Below example will make it clear that using the assignment operator doesn't really copy data from original location to new location. Only the reference is shared, i.e a binding is created between the original object and the new variable.
my_list_old = [[1, 2, 's'], [3, 8, 9.78], [7, 8, 'a']]
my_list_new = my_list_old
my_list_old[2][2] = "Studytonight"
print('The old List is', my_list_old)
print('ID of the Old List:', id(my_list_old))
print('The new List:', my_list_new)
print('ID of the new List:', id(my_list_new))
Output:
The old List is [[1, 2, 's'], [3, 8, 9.78], [7, 8, 'Studytonight']]
ID of the Old List: 2315995030152
The new List: [[1, 2, 's'], [3, 8, 9.78], [7, 8, 'Studytonight']]
ID of the new List: 2315995030152
Since the reference is shared, changes made to either of these variables will, in turn, reflect the change in both of them.
Sometimes, such a characteristic might not be desirable. We might want to change just the newly copied values or the original values and not both of them at a time.
This is when shallow copy and deep copy comes into play. Both these methods are used to create copies of the original object whose results are different.
The deep copy and shallow copy are present in the copy module. Let us begin by understanding the shallow copy method. The deep copy method will be covered in a different post.
To create a shallow copy of any object, the below is used:
import copy
copy.copy(object)
There is no explicit method named shallow copy. The copy
method from the copy module creates a shallow copy of the object provided as argument to it.
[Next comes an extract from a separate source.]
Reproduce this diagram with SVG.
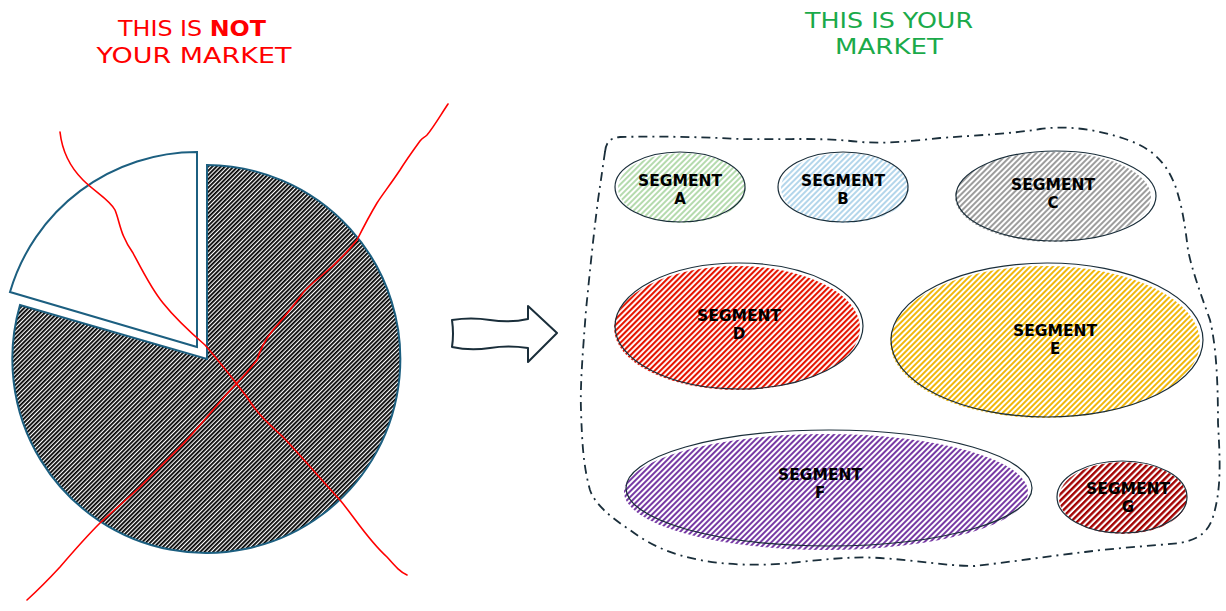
<svg xmlns="http://www.w3.org/2000/svg" width="1226" height="611" viewBox="0 0 1226 611">
<style>
.title{font-family:"DejaVu Sans","Liberation Sans",sans-serif;font-size:21px;text-anchor:middle}
.seg{font-family:"DejaVu Sans","Liberation Sans",sans-serif;font-size:15px;font-weight:bold;text-anchor:middle;fill:#000}
.outline{fill:none;stroke:#1a2e3a;stroke-width:1.2}
.pie{stroke:#1c5f80;stroke-width:2;stroke-linejoin:miter}
.red{fill:none;stroke:#ff0000;stroke-width:1.6;stroke-linecap:round;stroke-linejoin:round}
</style>
<defs>
<pattern id="hBlack" patternUnits="userSpaceOnUse" width="3" height="3" patternTransform="rotate(45)"><line x1="0.9" y1="0" x2="0.9" y2="3" stroke="#000" stroke-width="1.8"/></pattern>
<pattern id="hGreen" patternUnits="userSpaceOnUse" width="4" height="4" patternTransform="rotate(45)"><line x1="1" y1="0" x2="1" y2="4" stroke="#a8d5a0" stroke-width="1.7"/></pattern>
<pattern id="hBlue" patternUnits="userSpaceOnUse" width="4" height="4" patternTransform="rotate(45)"><line x1="1" y1="0" x2="1" y2="4" stroke="#a6cfe8" stroke-width="1.7"/></pattern>
<pattern id="hGray" patternUnits="userSpaceOnUse" width="4" height="4" patternTransform="rotate(45)"><line x1="1" y1="0" x2="1" y2="4" stroke="#8c8c8c" stroke-width="1.7"/></pattern>
<pattern id="hRed" patternUnits="userSpaceOnUse" width="4" height="4" patternTransform="rotate(45)"><line x1="1" y1="0" x2="1" y2="4" stroke="#e51400" stroke-width="2.2"/></pattern>
<pattern id="hYellow" patternUnits="userSpaceOnUse" width="4" height="4" patternTransform="rotate(45)"><line x1="1" y1="0" x2="1" y2="4" stroke="#f0b400" stroke-width="1.9"/></pattern>
<pattern id="hPurple" patternUnits="userSpaceOnUse" width="4" height="4" patternTransform="rotate(45)"><line x1="1" y1="0" x2="1" y2="4" stroke="#7030a0" stroke-width="1.9"/></pattern>
<pattern id="hDarkRed" patternUnits="userSpaceOnUse" width="4.5" height="4.5" patternTransform="rotate(45)"><line x1="1.2" y1="0" x2="1.2" y2="4.5" stroke="#a20000" stroke-width="2.4"/></pattern>
</defs>
<rect width="1226" height="611" fill="#fff"/>

<g id="title-not">
<text class="title" fill="#ff0000" x="192" y="36" textLength="148" lengthAdjust="spacingAndGlyphs">THIS IS <tspan font-weight="bold">NOT</tspan></text>
<text class="title" fill="#ff0000" x="194" y="63" textLength="195" lengthAdjust="spacingAndGlyphs">YOUR MARKET</text>
</g>
<g id="title-your">
<text class="title" fill="#1aaa4a" x="889" y="28" textLength="168" lengthAdjust="spacingAndGlyphs">THIS IS YOUR</text>
<text class="title" fill="#1aaa4a" x="889" y="54" textLength="108" lengthAdjust="spacingAndGlyphs">MARKET</text>
</g>

<g id="pie">
<path class="pie" fill="url(#hBlack)" d="M207,359 L207,165 A194,194 0 1 1 20,305 Z"/>
<path class="pie" fill="#fff" d="M197,347 L10,292 A195,195 0 0 1 197,152 Z"/>
</g>

<g id="cross">
<path class="red" d="M60,132 C62,150 68,165 83,180 C95,192 110,200 115,210 C120,222 120,235 133,253 C142,270 152,290 163,303 C175,318 190,332 205,345 C220,362 232,378 247,397 C255,410 262,418 283,437 C300,455 320,478 340,500 C355,518 368,540 387,557 C395,566 400,572 407,575"/>
<path class="red" d="M448,104 C440,116 433,128 427,135 C424,138 423,137 420,141 C412,152 405,162 400,170 C390,185 382,195 377,203 C368,218 362,230 357,240 C345,255 335,265 320,277 C310,285 303,292 300,297 C290,310 282,320 273,330 C265,340 260,350 257,360 C245,375 240,380 237,383 C228,392 220,402 213,410 C200,425 190,437 180,447 C165,462 152,475 140,487 C126,500 112,512 100,523 C85,538 72,553 60,567 C48,580 38,590 27,600"/>
</g>

<g id="connectors">
<g id="arrow">
<path d="M452,320 Q471,317 490,320 Q510,323 528,319 L528,306 L557,333 L528,362 L528,348 Q508,345 490,348 Q470,351 452,347 Q454,334 452,320 Z" fill="#fff" stroke="#1a2e3a" stroke-width="2" stroke-linejoin="round"/>
</g>
</g>

<g id="market">
<path fill="none" stroke="#1a2e3a" stroke-width="1.8" stroke-dasharray="9 5 2 5" d="M605,152 C606,142 610,138 620,137 C660,136 700,137 740,139 C780,140 820,137 860,142 C890,144 910,141 940,138 C980,135 1010,134 1040,129 C1070,125 1100,130 1128,140 C1150,148 1165,160 1175,185 C1182,205 1185,225 1188,250 C1192,270 1200,292 1210,320 C1216,345 1218,380 1218,423 C1220,460 1222,490 1212,520 C1206,535 1195,540 1180,543 C1150,546 1115,548 1085,552 C1050,556 1010,562 975,566 C945,566 915,560 880,558 C850,556 820,560 790,563 C760,566 725,565 700,560 C672,555 650,545 630,530 C612,518 595,505 590,490 C583,465 582,440 581,410 C580,385 583,350 586,310 C590,270 593,240 598,200 C601,180 603,165 605,152 Z"/>
</g>

<g id="segment-a">
<ellipse cx="682" cy="188" rx="64" ry="35" fill="url(#hGreen)"/>
<ellipse class="outline" cx="680" cy="187" rx="65" ry="35"/>
<text class="seg" x="680" y="186" textLength="84" lengthAdjust="spacingAndGlyphs">SEGMENT</text>
<text class="seg" x="680" y="204">A</text>
</g>
<g id="segment-b">
<ellipse cx="845" cy="188" rx="64" ry="35" fill="url(#hBlue)"/>
<ellipse class="outline" cx="843" cy="187" rx="65" ry="35"/>
<text class="seg" x="843" y="186" textLength="84" lengthAdjust="spacingAndGlyphs">SEGMENT</text>
<text class="seg" x="843" y="204">B</text>
</g>
<g id="segment-c">
<ellipse cx="1053" cy="197" rx="98" ry="45" fill="url(#hGray)"/>
<ellipse class="outline" cx="1056" cy="196" rx="100" ry="45"/>
<text class="seg" x="1053" y="190" textLength="84" lengthAdjust="spacingAndGlyphs">SEGMENT</text>
<text class="seg" x="1053" y="208">C</text>
</g>
<g id="segment-d">
<ellipse cx="737" cy="328" rx="123" ry="62" fill="url(#hRed)"/>
<ellipse class="outline" cx="739" cy="326" rx="124" ry="63"/>
<text class="seg" x="739" y="321" textLength="84" lengthAdjust="spacingAndGlyphs">SEGMENT</text>
<text class="seg" x="739" y="339">D</text>
</g>
<g id="segment-e">
<ellipse cx="1045" cy="342" rx="155" ry="76" fill="url(#hYellow)"/>
<ellipse class="outline" cx="1047" cy="340" rx="156" ry="77"/>
<text class="seg" x="1055" y="336" textLength="84" lengthAdjust="spacingAndGlyphs">SEGMENT</text>
<text class="seg" x="1055" y="354">E</text>
</g>
<g id="segment-f">
<ellipse cx="826" cy="492" rx="202" ry="58" fill="url(#hPurple)"/>
<ellipse class="outline" cx="829" cy="488" rx="203" ry="58"/>
<text class="seg" x="820" y="480" textLength="84" lengthAdjust="spacingAndGlyphs">SEGMENT</text>
<text class="seg" x="820" y="498">F</text>
</g>
<g id="segment-g">
<ellipse cx="1123" cy="498" rx="64" ry="36" fill="url(#hDarkRed)"/>
<ellipse class="outline" cx="1122" cy="497" rx="65" ry="36"/>
<text class="seg" x="1128" y="494" textLength="84" lengthAdjust="spacingAndGlyphs">SEGMENT</text>
<text class="seg" x="1128" y="512">G</text>
</g>
</svg>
This creates a new object that stores the reference to the elements in the original object. This means shallow copy doesn't create a new copy of the original object. Instead, it just copies the reference of the elements in the original object to a newly created object. In the end, both the objects would be referring to the same data. This process doesn't occur for every element in the original object, hence it doesn't create new copies of elements of the original object in the new object.
Time for an example:
import copy
my_list_old = [[1, 2, 's'], [3, 8, 9.78], [7, 8, 'a']]
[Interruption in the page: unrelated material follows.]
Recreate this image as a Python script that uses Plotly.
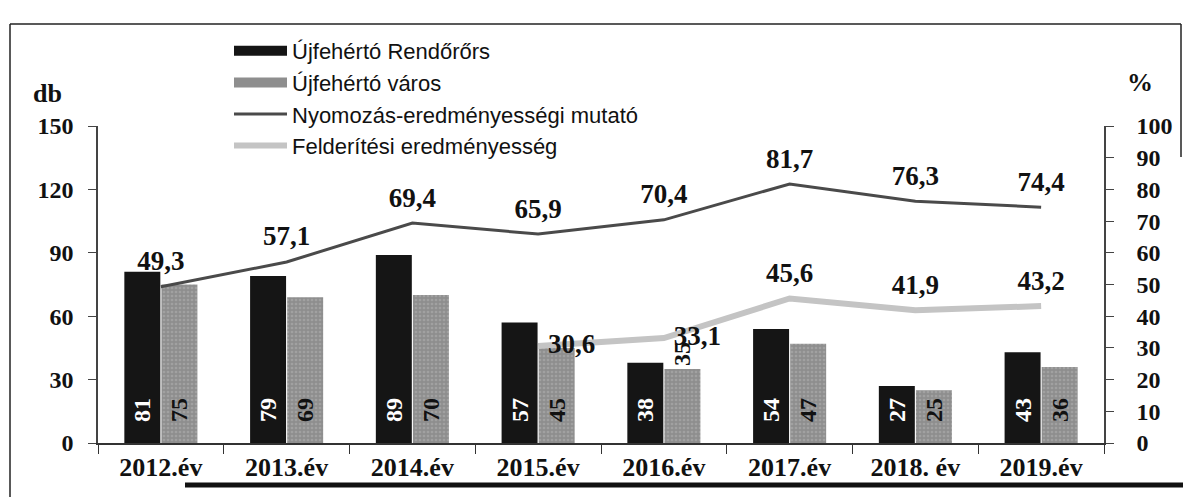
import plotly.graph_objects as go

# Categories and series values
years = ["2012.év", "2013.év", "2014.év", "2015.év", "2016.év", "2017.év", "2018. év", "2019.év"]
rendororse = [81, 79, 89, 57, 38, 54, 27, 43]
varos = [75, 69, 70, 45, 35, 47, 25, 36]
nyomozas = [49.3, 57.1, 69.4, 65.9, 70.4, 81.7, 76.3, 74.4]
felderites = [None, None, None, 30.6, 33.1, 45.6, 41.9, 43.2]

left_ticks = [0, 30, 60, 90, 120, 150]
right_ticks = [0, 10, 20, 30, 40, 50, 60, 70, 80, 90, 100]

W, H = 1183, 497
ML, MR, MT, MB = 98, 79, 126, 54
PW, PH = W - ML - MR, H - MT - MB

SERIF = "Liberation Serif, Times New Roman, serif"
SANS = "Liberation Sans, Arial, sans-serif"
PAD = "\u00a0\u00a0\u00a0"  # lifts the in-bar labels off the baseline


def hu(v):
    return "" if v is None else f"{v:.1f}".replace(".", ",")


def px(x):
    return (x - ML) / PW


def py(y):
    return (H - MB - y) / PH


fig = go.Figure()

# legend entries for the bar series (wide bar swatches)
fig.add_trace(go.Scatter(x=[None], y=[None], mode="lines", name="Újfehértó Rendőrőrs",
                         line=dict(color="#151515", width=12), legendgroup="a"))
fig.add_trace(go.Scatter(x=[None], y=[None], mode="lines", name="Újfehértó város",
                         line=dict(color="#8e8e8e", width=12), legendgroup="b"))

fig.add_trace(go.Bar(
    x=years, y=rendororse, name="Újfehértó Rendőrőrs", showlegend=False,
    marker=dict(color="#151515", line=dict(width=0)),
    text=[PAD + str(v) for v in rendororse], textposition="inside", insidetextanchor="start",
    textangle=-90, textfont=dict(family=SERIF, size=24, color="white", weight="bold"),
    cliponaxis=False,
))
varos_pos = ["inside", "inside", "inside", "inside", "outside", "inside", "inside", "inside"]
fig.add_trace(go.Bar(
    x=years, y=varos, name="Újfehértó város", showlegend=False,
    marker=dict(color="#8e8e8e", line=dict(width=0),
                pattern=dict(shape=".", bgcolor="#8e8e8e", fgcolor="#b4b4b4", size=4, solidity=0.35)),
    text=[(PAD if p == "inside" else "") + str(v) for v, p in zip(varos, varos_pos)],
    textposition=varos_pos,
    insidetextanchor="start",
    textangle=-90, textfont=dict(family=SERIF, size=24, color="#111111", weight="bold"),
    cliponaxis=False,
))

fig.add_trace(go.Scatter(
    x=years, y=nyomozas, yaxis="y2", mode="lines+markers+text", name="Nyomozás-eredményességi mutató",
    line=dict(color="#4a4a4a", width=3), legendgroup="c",
    marker=dict(size=14, color="rgba(0,0,0,0)"),
    text=[hu(v) for v in nyomozas], textposition="top center",
    textfont=dict(family=SERIF, size=27, color="#111111", weight="bold"),
    cliponaxis=False,
))
fig.add_trace(go.Scatter(
    x=years, y=felderites, yaxis="y2", mode="lines+markers+text", name="Felderítési eredményesség",
    line=dict(color="#c4c4c4", width=6), legendgroup="d",
    marker=dict(size=14, color="rgba(0,0,0,0)"),
    text=[hu(v) for v in felderites],
    textposition=["top center"] * 3 + ["middle right", "middle right"] + ["top center"] * 3,
    textfont=dict(family=SERIF, size=27, color="#111111", weight="bold"),
    cliponaxis=False,
))

axis_font = dict(family=SERIF, size=24, color="#111111", weight="bold")

fig.update_layout(
    width=W, height=H,
    margin=dict(l=ML, r=MR, t=MT, b=MB, autoexpand=False),
    paper_bgcolor="white", plot_bgcolor="white",
    barmode="group", bargap=0.41, bargroupgap=0.03,
    showlegend=True,
    uniformtext=dict(minsize=20, mode="show"),
    legend=dict(
        xref="paper", yref="paper", x=px(229), y=py(30),
        xanchor="left", yanchor="top",
        font=dict(family=SANS, size=22, color="#111111"),
        bgcolor="rgba(0,0,0,0)", itemwidth=53, tracegroupgap=4,
        traceorder="normal",
    ),
    xaxis=dict(
        type="category", showline=True, linecolor="#333333", linewidth=2,
        ticks="outside", tickson="boundaries", ticklen=9, tickcolor="#333333",
        tickfont=dict(family=SERIF, size=26, color="#111111", weight="bold"),
        tickangle=0, showgrid=False, zeroline=False,
    ),
    yaxis=dict(
        range=[0, 150], tickvals=left_ticks, showline=True, linecolor="#444444", linewidth=1.5,
        ticks="outside", ticklen=8, tickcolor="#444444", tickfont=axis_font,
        ticklabelstandoff=10, showgrid=False, zeroline=False,
    ),
    yaxis2=dict(
        range=[0, 100], tickvals=right_ticks, overlaying="y", side="right",
        showline=True, linecolor="#444444", linewidth=1.5,
        ticks="outside", ticklen=8, tickcolor="#444444", tickfont=axis_font,
        ticklabelstandoff=18, showgrid=False, zeroline=False,
    ),
    annotations=[
        dict(text="db", xref="paper", yref="paper", x=px(47), y=py(94),
             xanchor="center", yanchor="middle", showarrow=False,
             font=dict(family=SERIF, size=26, color="#111111", weight="bold")),
        dict(text="%", xref="paper", yref="paper", x=px(1140), y=py(82),
             xanchor="center", yanchor="middle", showarrow=False,
             font=dict(family=SERIF, size=26, color="#111111", weight="bold")),
    ],
    shapes=[
        # outer frame
        dict(type="line", xref="paper", yref="paper", x0=px(10), y0=py(24), x1=px(1181), y1=py(24),
             line=dict(color="#222222", width=1.5)),
        dict(type="line", xref="paper", yref="paper", x0=px(10), y0=py(24), x1=px(10), y1=py(497),
             line=dict(color="#222222", width=1.5)),
        dict(type="line", xref="paper", yref="paper", x0=px(1181), y0=py(24), x1=px(1181), y1=py(157),
             line=dict(color="#222222", width=1.5)),
        dict(type="line", xref="paper", yref="paper", x0=px(185), y0=py(485), x1=px(1183), y1=py(485),
             line=dict(color="#111111", width=5)),
    ],
)

fig.write_html("out.html")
my_list_new = copy.copy(my_list_old)
print('The old List is', my_list_old)
print('ID of the Old List:', id(my_list_old))
print('The new List:', my_list_new)
print('ID of the new List:', id(my_list_new))
Output:
The old List is [[1, 2, 's'], [3, 8, 9.78], [7, 8, 'a']]
ID of the Old List: 2316046585736
The new List: [[1, 2, 's'], [3, 8, 9.78], [7, 8, 'a']]
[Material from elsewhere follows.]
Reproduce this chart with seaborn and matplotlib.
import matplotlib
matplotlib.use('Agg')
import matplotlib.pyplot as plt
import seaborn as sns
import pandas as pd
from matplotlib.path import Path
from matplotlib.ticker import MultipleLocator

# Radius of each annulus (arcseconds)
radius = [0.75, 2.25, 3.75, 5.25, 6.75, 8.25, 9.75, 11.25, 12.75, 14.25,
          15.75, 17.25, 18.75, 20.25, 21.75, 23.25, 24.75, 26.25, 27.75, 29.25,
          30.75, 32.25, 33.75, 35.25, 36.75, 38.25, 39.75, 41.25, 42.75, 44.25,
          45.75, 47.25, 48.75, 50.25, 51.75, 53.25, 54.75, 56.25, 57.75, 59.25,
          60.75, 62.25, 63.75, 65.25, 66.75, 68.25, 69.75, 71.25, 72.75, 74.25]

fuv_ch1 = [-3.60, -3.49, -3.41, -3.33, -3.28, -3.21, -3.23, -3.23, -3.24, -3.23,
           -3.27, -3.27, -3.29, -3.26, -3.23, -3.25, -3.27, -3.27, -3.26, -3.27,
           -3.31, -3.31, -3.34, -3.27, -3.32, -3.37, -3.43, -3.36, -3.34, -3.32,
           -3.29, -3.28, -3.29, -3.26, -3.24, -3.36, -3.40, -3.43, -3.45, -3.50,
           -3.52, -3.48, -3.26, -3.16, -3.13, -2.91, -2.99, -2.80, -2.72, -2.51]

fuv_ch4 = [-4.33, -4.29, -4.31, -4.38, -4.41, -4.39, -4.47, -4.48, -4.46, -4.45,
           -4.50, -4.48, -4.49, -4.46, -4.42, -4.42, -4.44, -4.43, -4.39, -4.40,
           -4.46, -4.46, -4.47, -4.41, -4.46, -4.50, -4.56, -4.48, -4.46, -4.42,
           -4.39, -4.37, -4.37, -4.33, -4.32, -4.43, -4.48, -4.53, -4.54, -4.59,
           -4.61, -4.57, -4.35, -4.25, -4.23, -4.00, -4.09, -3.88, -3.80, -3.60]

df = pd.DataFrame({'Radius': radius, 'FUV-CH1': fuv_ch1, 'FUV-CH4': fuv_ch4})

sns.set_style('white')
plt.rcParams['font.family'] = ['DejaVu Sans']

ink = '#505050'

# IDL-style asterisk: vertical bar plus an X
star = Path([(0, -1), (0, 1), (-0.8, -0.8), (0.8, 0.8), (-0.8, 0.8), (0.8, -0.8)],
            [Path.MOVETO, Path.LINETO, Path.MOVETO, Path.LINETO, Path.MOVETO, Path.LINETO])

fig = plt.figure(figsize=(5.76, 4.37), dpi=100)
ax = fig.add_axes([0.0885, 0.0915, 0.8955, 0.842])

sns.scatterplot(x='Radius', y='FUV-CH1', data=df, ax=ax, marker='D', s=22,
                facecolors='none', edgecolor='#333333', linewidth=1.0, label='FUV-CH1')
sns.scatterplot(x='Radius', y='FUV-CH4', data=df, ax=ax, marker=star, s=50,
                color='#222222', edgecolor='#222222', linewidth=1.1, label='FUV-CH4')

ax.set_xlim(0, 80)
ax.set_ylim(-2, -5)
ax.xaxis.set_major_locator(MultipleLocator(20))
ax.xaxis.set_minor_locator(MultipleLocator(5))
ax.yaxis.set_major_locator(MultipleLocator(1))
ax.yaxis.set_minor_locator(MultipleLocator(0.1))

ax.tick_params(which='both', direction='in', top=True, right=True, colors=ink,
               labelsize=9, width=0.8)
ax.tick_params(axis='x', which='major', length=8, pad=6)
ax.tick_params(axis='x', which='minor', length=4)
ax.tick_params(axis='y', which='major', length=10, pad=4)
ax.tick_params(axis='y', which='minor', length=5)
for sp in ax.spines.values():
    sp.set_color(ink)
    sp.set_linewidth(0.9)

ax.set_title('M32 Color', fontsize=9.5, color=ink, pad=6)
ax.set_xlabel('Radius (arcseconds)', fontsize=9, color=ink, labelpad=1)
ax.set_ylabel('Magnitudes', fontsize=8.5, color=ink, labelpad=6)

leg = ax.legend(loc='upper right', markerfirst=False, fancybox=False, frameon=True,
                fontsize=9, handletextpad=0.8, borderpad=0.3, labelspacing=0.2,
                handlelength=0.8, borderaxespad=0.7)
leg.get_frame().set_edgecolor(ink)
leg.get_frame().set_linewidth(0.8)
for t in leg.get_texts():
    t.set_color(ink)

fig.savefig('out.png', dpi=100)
ID of the new List: 2315995030664
The IDs of both the list objects are different. This means a new object is created that stores the reference of the original object.
This means, if anything new is added to the original object, it won't reflect in the shallow copied object. Below is an example demonstrating the same:
import copy
my_list_old = [[1, 2, 's'], [3, 8, 9.78], [7, 8, 'a']]
my_list_new = copy.copy(my_list_old)
my_list_old.append(["I", "love", "Studytonight"])
print('The old List is', my_list_old)
print('The new List:', my_list_new)
Output:
The old List is [[1, 2, 's'], [3, 8, 9.78], [7, 8, 'a'], ['I', 'love', 'Studytonight']]
The new List: [[1, 2, 's'], [3, 8, 9.78], [7, 8, 'a']]
But if values in the original object are changed, it will be reflected in the new object too. Understand this concept, any additions to the original object are not reflected in the new object, but changing the values of the original object would change the new object too. Below is an example demonstrating this:
import copy
my_list_old = [[1, 2, 's'], [3, 8, 9.78], [7, 8, 'a']]
my_list_new = copy.copy(my_list_old)
print('The old List is', my_list_old)
my_list_old[1][2] = 9.99
print('The old List is', my_list_old)
print('The new List:', my_list_new)
Output:
The old List is [[1, 2, 's'], [3, 8, 9.78], [7, 8, 'a']]
The old List is [[1, 2, 's'], [3, 8, 9.99], [7, 8, 'a']]
The new List: [[1, 2, 's'], [3, 8, 9.99], [7, 8, 'a']]
Why does it work this way?
This is because both the list objects share the reference to the same data object. They don't have separate copies of the data objects inside the list. But both the objects have different id value because a new object is created, but the data stored is simply referencing to the existing data object.
Conclusion
In this post, we understood how elements of a data structure can be shallow copied. In the upcoming posts, we will understand what happens in case of deep copy.